The availability of robust and cheap gesture tracking equipment on the user’s side enables the development of novel mechanisms to engage users with broadcasted content. The work described in “Hand tracking and gesture recognition system for human-computer interaction using low-cost hardware” [5] is about the design and development of a robust marker-less hand/finger tracking and gesture recognition system using low-cost hardware. Robust and fast hand tracking despite complex background and motion blur is achieved by translating the detected hands or gestures into different functional inputs and interfaces with other applications via several methods. The results show that an intuitive HCI and motion gaming system can be achieved with minimum hardware requirements.
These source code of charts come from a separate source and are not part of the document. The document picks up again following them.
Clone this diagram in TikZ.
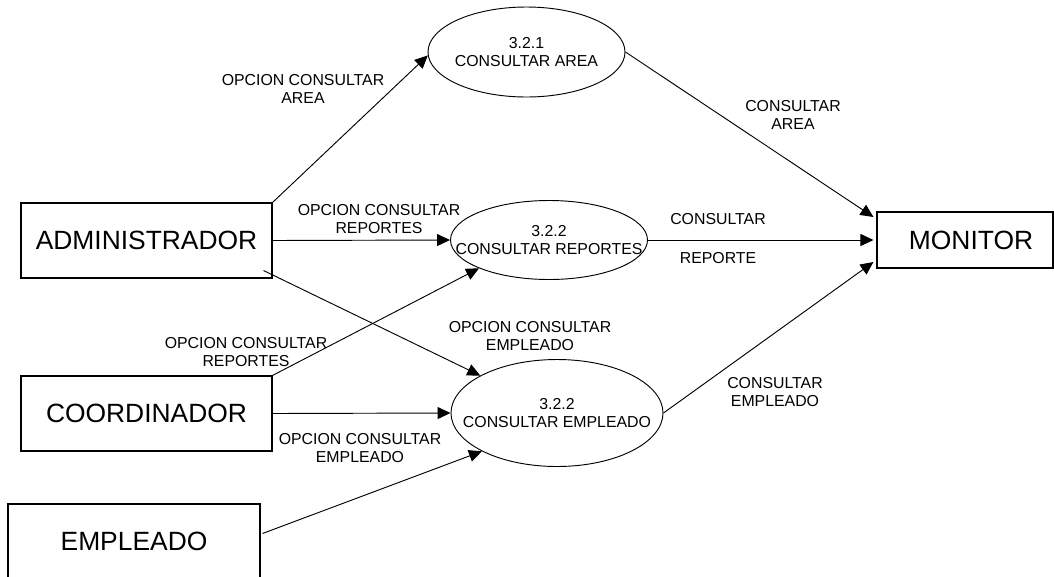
\documentclass[tikz,border=0pt]{standalone}
\usepackage{fontspec}
\setmainfont{Liberation Sans}
\usetikzlibrary{shapes.geometric,arrows.meta,calc}
\begin{document}
\begin{tikzpicture}[x=0.75pt,y=-0.75pt,
  entity/.style={draw, line width=0.8pt, rectangle, inner sep=0pt,
    minimum width=188.25pt, minimum height=56.25pt,
    font=\fontsize{19.8pt}{24pt}\selectfont},
  proc/.style={draw, ellipse, line width=0.7pt, inner sep=0pt},
  ptext/.style={align=center, inner sep=0pt,
    font=\fontsize{11.9pt}{13.5pt}\selectfont},
  flow/.style={line width=0.7pt, -{Triangle[length=9.75pt,width=9pt]}}
]
\useasboundingbox (0,0) rectangle (1054,576);

% external entities
\node[entity] (admin) at (146.5,240.5) {ADMINISTRADOR};
\node[entity] (coord) at (146.5,413.5) {COORDINADOR};
\node[entity, minimum width=189pt] (emp) at (134,541.5) {EMPLEADO};
\node[entity, minimum width=132pt, minimum height=42pt] (mon) at (965,240) {\hspace{9pt}MONITOR};

% processes
\node[proc, minimum width=147.75pt, minimum height=67.5pt] (e1) at (526.5,52) {};
\node[ptext] (e1t) at (e1) {3.2.1\\CONSULTAR AREA};
\node[proc, minimum width=147.75pt, minimum height=59.25pt] (e2) at (549,240) {};
\node[ptext] (e2t) at (e2) {3.2.2\\CONSULTAR REPORTES};
\node[proc, minimum width=159pt, minimum height=80.25pt] (e3) at (557,413) {};
\node[ptext] (e3t) at (e3) {3.2.2\\CONSULTAR EMPLEADO};

% data flows
\draw[flow] (admin.north east) -- (e1.182);
\draw[flow] (admin.east) -- (e2.west);
\draw[flow] ($(admin.south east)+(-9,-8)$) -- (e3.154);
\draw[flow] (coord.north east) -- (e2.202);
\draw[flow] (coord.east) -- (e3.west);
\draw[flow] ($(emp.east)+(2,-8)$) -- (e3.207);
\draw[flow] (e1.east) -- ($(mon.west)+(-3,-23)$);
\draw[flow] (e2.east) -- ($(mon.west)+(-3,0)$);
\draw[flow] (e3.east) -- ($(mon.west)+(-3,22)$);

% flow labels
\node[ptext] (l1) at (303,89) {OPCION CONSULTAR\\AREA};
\node[ptext] (l2) at (379,219) {OPCION CONSULTAR\\REPORTES};
\node[ptext] (l3) at (246,352.5) {OPCION CONSULTAR\\REPORTES};
\node[ptext] (l4) at (530,336) {OPCION CONSULTAR\\EMPLEADO};
\node[ptext] (l5) at (360,448.5) {OPCION CONSULTAR\\EMPLEADO};
\node[ptext] (l6) at (793,115) {CONSULTAR\\AREA};
\node[ptext] (l7) at (718,219) {CONSULTAR};
\node[ptext] (l8) at (718,258) {REPORTE};
\node[ptext] (l9) at (775,392) {CONSULTAR\\EMPLEADO};
\end{tikzpicture}
\end{document}
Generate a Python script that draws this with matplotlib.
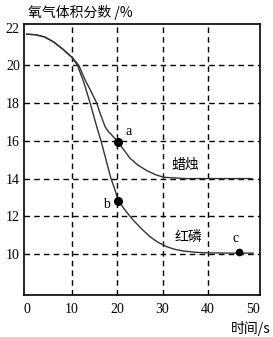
import matplotlib
matplotlib.use("Agg")
import matplotlib.pyplot as plt

# === Data ===
candle_t = [0, 2, 4, 6, 8, 10, 11.5, 12.9, 14.2, 15.45, 16.2, 17.3, 18.0,
            18.8, 20.1, 21.5, 22.8, 24.5, 26.5, 28.5, 30.2, 35, 40, 45, 49.7]
candle_y = [21.65, 21.62, 21.5, 21.23, 20.85, 20.42, 20.0, 19.22, 18.62, 18.0,
            17.46, 16.75, 16.5, 16.3, 15.96, 15.5, 15.08, 14.72, 14.42, 14.2,
            14.07, 14.0, 14.0, 14.0, 14.0]

phos_t = [0, 2, 4, 6, 8, 10, 11.2, 12.6, 14.0, 15.45, 16.4, 17.5, 18.6, 19.5,
          20.2, 21.8, 23.5, 25.3, 27.2, 29.0, 30.9, 32.7, 34.6, 37.5, 40, 45, 50]
phos_y = [21.65, 21.62, 21.5, 21.23, 20.85, 20.42, 20.0, 19.1, 18.0, 16.75,
          16.0, 15.0, 14.0, 13.4, 12.83, 12.3, 11.8, 11.35, 10.92, 10.62,
          10.39, 10.25, 10.16, 10.09, 10.06, 10.05, 10.05]

marks = {"a": (20.1, 15.96), "b": (20.25, 12.82), "c": (46.9, 10.12)}
mark_labels = {"a": (22.6, 16.5), "b": (17.7, 12.65), "c": (46.0, 10.85)}

x_ticks = [0, 10, 20, 30, 40, 50]
y_ticks = [10, 12, 14, 16, 18, 20, 22]

cjk = ["Noto Sans CJK SC", "DejaVu Sans"]
num_font = "Liberation Serif"

fig = plt.figure(figsize=(2.73, 3.37), dpi=100)
ax = fig.add_axes([0.0879, 0.1246, 0.8645, 0.8042])

ax.plot(candle_t, candle_y, color="#333333", lw=1.0)
ax.plot(phos_t, phos_y, color="#333333", lw=1.0)

for k, (x, y) in marks.items():
    ax.plot(x, y, "o", color="black", ms=5.5 if k != "c" else 4.5, zorder=5)
    lx, ly = mark_labels[k]
    ax.text(lx, ly, k, fontsize=10, family=num_font, ha="center", va="center")

ax.text(35, 14.7, "蜡烛", fontsize=10, family=cjk, ha="center", va="center")
ax.text(35.6, 10.9, "红磷", fontsize=10, family=cjk, ha="center", va="center")

# dashed grid
for x in [10, 20, 30, 40]:
    ax.axvline(x, color="black", lw=1.0, ls=(0, (4, 3)), zorder=0)
for y in [10, 12, 14, 16, 18, 20]:
    ax.axhline(y, color="black", lw=1.0, ls=(0, (4, 3)), zorder=0)

ax.set_xlim(-0.6, 51.5)
ax.set_ylim(7.83, 22.19)
ax.set_xticks(x_ticks)
ax.set_yticks(y_ticks)
ax.tick_params(length=0, labelsize=10, pad=6)
for lab in ax.get_xticklabels() + ax.get_yticklabels():
    lab.set_family(num_font)
ax.tick_params(axis="y", pad=3)
for s in ax.spines.values():
    s.set_linewidth(1.2)

fig.text(28 / 273, 1 - 13 / 337, "氧气体积分数 /%", fontsize=10, family=cjk,
         ha="left", va="center")
fig.text(271 / 273, 1 - 328 / 337, "时间/s", fontsize=10, family=cjk,
         ha="right", va="center")

fig.savefig("out.png", dpi=100)
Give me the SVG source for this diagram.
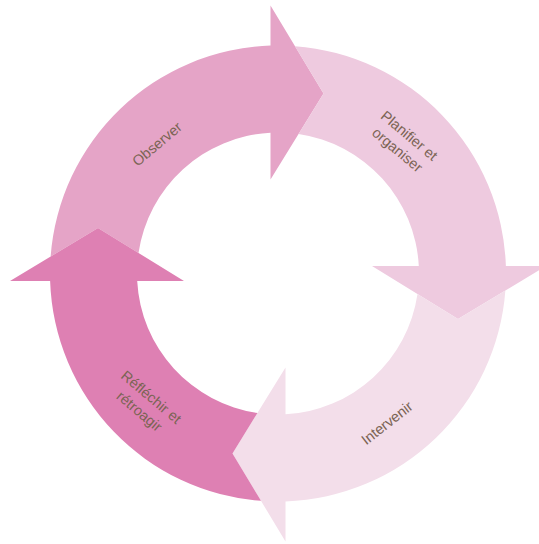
<svg xmlns="http://www.w3.org/2000/svg" xmlns:xlink="http://www.w3.org/1999/xlink" width="539" height="544" viewBox="0 0 539 544">
  <style>
    .lbl { font-family: "Liberation Sans", Arial, sans-serif; font-size: 14.5px; fill: #7B6454; text-anchor: middle; }
  </style>
  <defs>
    <path id="arrow" d="M -227.37 -16.97 A 228 228 0 0 1 -7.5 -227.88 L -7.5 -268 L 45.5 -180 L -7.5 -94 L -7.5 -140.8 A 141 141 0 0 0 -139.5 -20.54 L -180 -45.5 Z"/>
  </defs>
  <g id="observer">
    <use xlink:href="#arrow" href="#arrow" transform="translate(278 273.5)" fill="#E5A4C7"/>
    <text class="lbl" transform="translate(157 144) rotate(-40)" y="5">Observer</text>
  </g>
  <g id="planifier">
    <use xlink:href="#arrow" href="#arrow" transform="translate(278 273.5) rotate(90)" fill="#EECADF"/>
    <text class="lbl" transform="translate(403.5 142.5) rotate(40)"><tspan x="0" y="-4">Planifier et</tspan><tspan x="0" y="14.5">organiser</tspan></text>
  </g>
  <g id="intervenir">
    <use xlink:href="#arrow" href="#arrow" transform="translate(278 273.5) rotate(180)" fill="#F3DEEA"/>
    <text class="lbl" transform="translate(387 423) rotate(-38)" y="5">Intervenir</text>
  </g>
  <g id="reflechir">
    <use xlink:href="#arrow" href="#arrow" transform="translate(278 273.5) rotate(270)" fill="#DE80B3"/>
    <text class="lbl" transform="translate(145.5 404) rotate(40)"><tspan x="0" y="-4">Réfléchir et</tspan><tspan x="0" y="14.5">rétroagir</tspan></text>
  </g>
  <g id="connectors"/>
</svg>
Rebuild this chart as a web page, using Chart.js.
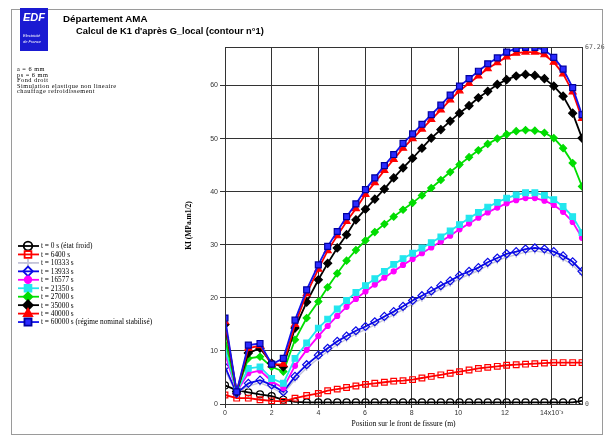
<!DOCTYPE html>
<html>
<head>
<meta charset="utf-8">
<script src="https://cdn.jsdelivr.net/npm/chart.js@4/dist/chart.umd.min.js"></script>
<style>
  body { margin: 0; background: #fff; }
  #wrap { position: relative; width: 612px; height: 441px; overflow: hidden; }
  #myChart { position: absolute; left: 0; top: 0; }
  .frame { position: absolute; left: 11px; top: 9px; width: 590px; height: 424px; border: 1px solid #9a9a9a; }
  .logo { position: absolute; left: 20px; top: 8px; width: 28px; height: 43px; background: #1a1ad2; color: #fff; font-family: "Liberation Sans", Arial, sans-serif; }
  .logo .big { position: absolute; left: 3px; top: 3px; font-size: 11px; font-weight: bold; font-style: italic; }
  .logo .small { position: absolute; left: 3px; top: 25px; font-size: 4px; line-height: 6px; font-style: italic; }
  .txt { position: absolute; white-space: nowrap; color: #000; }
  .head { font-family: "Liberation Sans", Arial, sans-serif; font-weight: bold; }
  .info { font-family: "Liberation Serif", "Times New Roman", serif; font-size: 6.3px; letter-spacing: 0.5px; line-height: 5.5px; left: 17px; top: 66px; }
</style>
</head>
<body>
<div id="wrap">
  <canvas id="myChart" width="612" height="441"></canvas>
  <div class="frame"></div>
  <div class="logo"><div class="big">EDF</div><div class="small">Electricité<br>de France</div></div>
  <div class="txt head" style="left:63px; top:13px; font-size:9.8px;">Département AMA</div>
  <div class="txt head" style="left:76px; top:26px; font-size:9.3px;">Calcul de K1 d'après G_local (contour n°1)</div>
  <div class="txt info">a = 6 mm<br>ps = 6 mm<br>Fond droit<br>Simulation elastique non lineaire<br>chauffage refroidissement</div>
</div>
<script>
// position along the crack front (x 10^-3 m)
const positions = [0, 0.5, 1, 1.5, 2, 2.5, 3, 3.5, 4, 4.40, 4.81, 5.21, 5.61, 6.02, 6.42, 6.83, 7.23, 7.63, 8.04,
  8.44, 8.84, 9.25, 9.65, 10.05, 10.46, 10.86, 11.26, 11.67, 12.07, 12.48, 12.88, 13.28, 13.69, 14.09, 14.49, 14.90, 15.30];

const legendLabels = ['t = 0 s (état froid)', 't = 6400 s', 't = 10333 s', 't = 13933 s', 't = 16577 s',
  't = 21350 s', 't = 27000 s', 't = 35000 s', 't = 40000 s', 't = 60000 s (régime nominal stabilisé)'];

const k1_t0 = [3.5, 2.6, 2.2, 1.8, 1.5, 0.8, 0.4, 0.3, 0.3, 0.3, 0.3, 0.3, 0.3, 0.3, 0.3, 0.3, 0.3, 0.3, 0.3,
  0.3, 0.3, 0.3, 0.3, 0.3, 0.3, 0.3, 0.3, 0.3, 0.3, 0.3, 0.3, 0.3, 0.3, 0.3, 0.3, 0.3, 0.6];
const k1_t6400 = [1.7, 1.1, 1.1, 0.8, 0.6, 0.5, 1.1, 1.6, 2.0, 2.5, 2.8, 3.1, 3.4, 3.7, 3.9, 4.1, 4.3, 4.4, 4.6,
  4.9, 5.2, 5.5, 5.8, 6.1, 6.4, 6.7, 6.9, 7.1, 7.3, 7.4, 7.5, 7.6, 7.7, 7.8, 7.8, 7.8, 7.8];
const k1_t10333 = [6.3, 2.0, 3.4, 4.0, 3.1, 1.9, 4.6, 6.8, 8.6, 9.9, 11.2, 12.2, 13.2, 14.0, 14.9, 15.9, 16.8, 17.8, 18.9,
  19.8, 20.7, 21.7, 22.6, 23.6, 24.4, 25.1, 26.1, 26.9, 27.7, 28.1, 28.6, 28.8, 28.6, 28.1, 27.3, 26.2, 24.4];
const k1_t13933 = [7.0, 2.0, 3.9, 4.5, 3.6, 2.3, 5.2, 7.4, 9.2, 10.5, 11.8, 12.8, 13.8, 14.6, 15.5, 16.5, 17.4, 18.4, 19.5,
  20.4, 21.3, 22.3, 23.2, 24.2, 25.0, 25.7, 26.7, 27.5, 28.3, 28.7, 29.2, 29.4, 29.2, 28.7, 27.9, 26.8, 25.0];
const k1_t16577 = [9.5, 2.3, 5.8, 6.3, 4.3, 3.0, 7.2, 10.2, 12.8, 14.7, 16.6, 18.3, 19.8, 21.2, 22.5, 23.8, 25.0, 26.2, 27.3,
  28.4, 29.5, 30.6, 31.7, 32.9, 34.0, 35.1, 36.1, 37.0, 37.8, 38.4, 38.8, 38.8, 38.3, 37.5, 36.2, 34.3, 31.3];
const k1_t21350 = [10.5, 2.3, 6.7, 7.0, 4.8, 3.9, 8.6, 11.5, 14.3, 16.0, 17.9, 19.5, 21.0, 22.3, 23.6, 25.0, 26.3, 27.4, 28.4,
  29.4, 30.4, 31.5, 32.6, 33.8, 35.0, 36.1, 37.1, 38.0, 38.8, 39.4, 39.8, 39.8, 39.3, 38.5, 37.2, 35.3, 32.3];
const k1_t27000 = [12.5, 2.3, 8.6, 8.9, 7.0, 6.1, 12.1, 16.2, 19.3, 22.0, 24.6, 27.0, 29.0, 30.8, 32.4, 33.9, 35.3, 36.6, 37.9,
  39.3, 40.7, 42.2, 43.7, 45.1, 46.5, 47.8, 49.0, 50.0, 50.8, 51.4, 51.6, 51.5, 51.1, 50.1, 48.2, 45.4, 41.0];
const k1_t35000 = [15.0, 2.3, 9.6, 10.5, 7.7, 7.0, 14.3, 19.2, 23.4, 26.5, 29.4, 31.9, 34.7, 36.7, 38.6, 40.5, 42.6, 44.5, 46.3,
  48.2, 50.1, 51.7, 53.3, 54.8, 56.2, 57.7, 58.9, 60.2, 61.1, 61.8, 62.1, 61.9, 61.3, 59.9, 58.0, 54.8, 50.1];
const k1_t40000 = [15.5, 2.3, 10.5, 11.0, 7.4, 7.5, 15.0, 20.8, 25.4, 28.9, 31.7, 34.4, 36.8, 39.5, 41.7, 44.0, 46.1, 48.2, 50.0,
  51.8, 53.6, 55.4, 57.3, 59.0, 60.4, 61.8, 63.2, 64.3, 65.4, 66.1, 66.3, 66.3, 65.8, 64.4, 62.2, 58.8, 53.8];
const k1_t60000 = [16.2, 2.3, 11.1, 11.4, 7.5, 8.6, 15.8, 21.5, 26.2, 29.7, 32.5, 35.3, 37.7, 40.4, 42.6, 44.9, 47.0, 49.1, 50.9,
  52.7, 54.5, 56.3, 58.2, 59.9, 61.3, 62.7, 64.1, 65.2, 66.3, 67.0, 67.2, 67.2, 66.7, 65.3, 63.1, 59.6, 54.5];

const xTickValues = [0, 2, 4, 6, 8, 10, 12, 14];
const xTickLabels = ['0', '2', '4', '6', '8', '10', '12', '14x10\u207B\u00B3'];
const yTickValues = [0, 10, 20, 30, 40, 50, 60];
const yMax = 67.26;

const allSeries = [k1_t0, k1_t6400, k1_t10333, k1_t13933, k1_t16577, k1_t21350, k1_t27000, k1_t35000, k1_t40000, k1_t60000];
const styles = [
  { color: '#000000', point: 'circle', r: 3.5, fill: 'rgba(0,0,0,0)' },
  { color: '#ff0000', point: 'rect', r: 4, fill: 'rgba(0,0,0,0)' },
  { color: '#c4c4d8', point: 'cross', r: 3, fill: '#c4c4d8' },
  { color: '#0a0ae6', point: 'rectRot', r: 4, fill: 'rgba(0,0,0,0)' },
  { color: '#ff00ff', point: 'circle', r: 2.5, fill: '#ff00ff' },
  { color: '#22e6ee', point: 'rect', r: 4, fill: '#22e6ee' },
  { color: '#00dd00', point: 'rectRot', r: 3.5, fill: '#00dd00' },
  { color: '#000000', point: 'rectRot', r: 4, fill: '#000000' },
  { color: '#ff0000', point: 'triangle', r: 4, fill: '#ff0000' },
  { color: '#1212ee', point: 'rect', r: 4.2, fill: '#2a2aff' }
];

const datasets = allSeries.map((vals, i) => ({
  label: legendLabels[i],
  data: vals.map((v, j) => ({ x: positions[j], y: v })),
  borderColor: styles[i].color,
  borderWidth: i === 2 ? 1.4 : 1.8,
  pointStyle: styles[i].point,
  pointRadius: styles[i].r,
  pointBackgroundColor: styles[i].fill,
  pointBorderColor: i === 9 ? '#0000a0' : styles[i].color,
  pointBorderWidth: 1.2,
  tension: 0,
  order: 9 - i
}));

// frame round the plot, side labels and the legend
const decor = {
  id: 'decor',
  afterDraw(chart) {
    const ctx = chart.ctx;
    const a = chart.chartArea;
    ctx.save();
    ctx.strokeStyle = '#333';
    ctx.lineWidth = 1;
    ctx.strokeRect(a.left + 0.5, a.top + 0.5, a.right - a.left, a.bottom - a.top);
    ctx.fillStyle = '#555';
    ctx.font = '6.5px "DejaVu Sans Mono", monospace';
    ctx.textBaseline = 'middle';
    ctx.fillText('67.26', a.right + 3, a.top);
    ctx.fillText('0', a.right + 3, a.bottom);

    chart.data.datasets.forEach((ds, i) => {
      const y = 246 + i * 8.45;
      ctx.strokeStyle = ds.borderColor;
      ctx.lineWidth = 1.8;
      ctx.beginPath();
      ctx.moveTo(18, y);
      ctx.lineTo(39, y);
      ctx.stroke();
      ctx.fillStyle = ds.pointBackgroundColor;
      ctx.strokeStyle = ds.pointBorderColor;
      Chart.helpers.drawPoint(ctx, { pointStyle: ds.pointStyle, radius: ds.pointRadius + 0.8, rotation: 0, borderWidth: 1.3 }, 28, y);
      ctx.fillStyle = '#000';
      ctx.font = '7.3px "Liberation Serif", serif';
      ctx.textBaseline = 'middle';
      ctx.fillText(ds.label, 41, y + 0.5);
    });
    ctx.restore();
  }
};

new Chart(document.getElementById('myChart').getContext('2d'), {
  type: 'line',
  data: { datasets: datasets },
  plugins: [decor],
  options: {
    responsive: false,
    animation: false,
    devicePixelRatio: 1,
    layout: { padding: { left: 180, right: 30, top: 47, bottom: 10 } },
    plugins: { legend: { display: false }, tooltip: { enabled: false } },
    scales: {
      x: {
        type: 'linear',
        min: 0,
        max: 15.3,
        afterBuildTicks: s => { s.ticks = xTickValues.map(v => ({ value: v })); },
        afterFit: s => { s.height = 27; },
        ticks: {
          callback: (v, i) => xTickLabels[i],
          color: '#333',
          font: { family: 'Liberation Sans', size: 7 },
          padding: 1,
          maxRotation: 0
        },
        grid: { color: '#333', lineWidth: 1, tickLength: 4 },
        border: { color: '#333' },
        title: {
          display: true,
          text: 'Position sur le front de fissure (m)',
          color: '#000',
          font: { family: 'Liberation Serif', size: 7.6 },
          padding: { top: 0, bottom: 2 }
        }
      },
      y: {
        min: 0,
        max: yMax,
        afterBuildTicks: s => { s.ticks = yTickValues.map(v => ({ value: v })); },
        afterFit: s => { s.width = 45; },
        ticks: {
          color: '#333',
          font: { family: 'Liberation Sans', size: 7 },
          padding: 2
        },
        grid: { color: '#333', lineWidth: 1, tickLength: 5 },
        border: { color: '#333' },
        title: {
          display: true,
          text: 'KI (MPa.m1/2)',
          color: '#000',
          font: { family: 'Liberation Serif', size: 7.5, weight: 'bold' },
          padding: { top: 5, bottom: 0 }
        }
      }
    }
  }
});
</script>
</body>
</html>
Expanding and enhancing the user experience is among the challenges of modern media companies. This is the subject of “Object-based audio for interactive football broadcast”, [2], in which authors describe the development of real time audio object event detection and localisation, scene modelling and processing methods for multimedia data, which allow users to navigate the event by creating their own unique user-defined scene. As part of the first implementation of the system a test shoot was carried out capturing a live Premier League football game and methods have been developed to detect, analyse, extract and localise salient audio events from a range of sensors and represent them within an audio scene in order to allow free navigation within the scene.

Overall, this special issue presents a good overview of some of the current challenges in content analysis and indexing for advanced multimedia services, providing a set of research articles that addresses many issues in the end-to-end value chain from producers to consumers.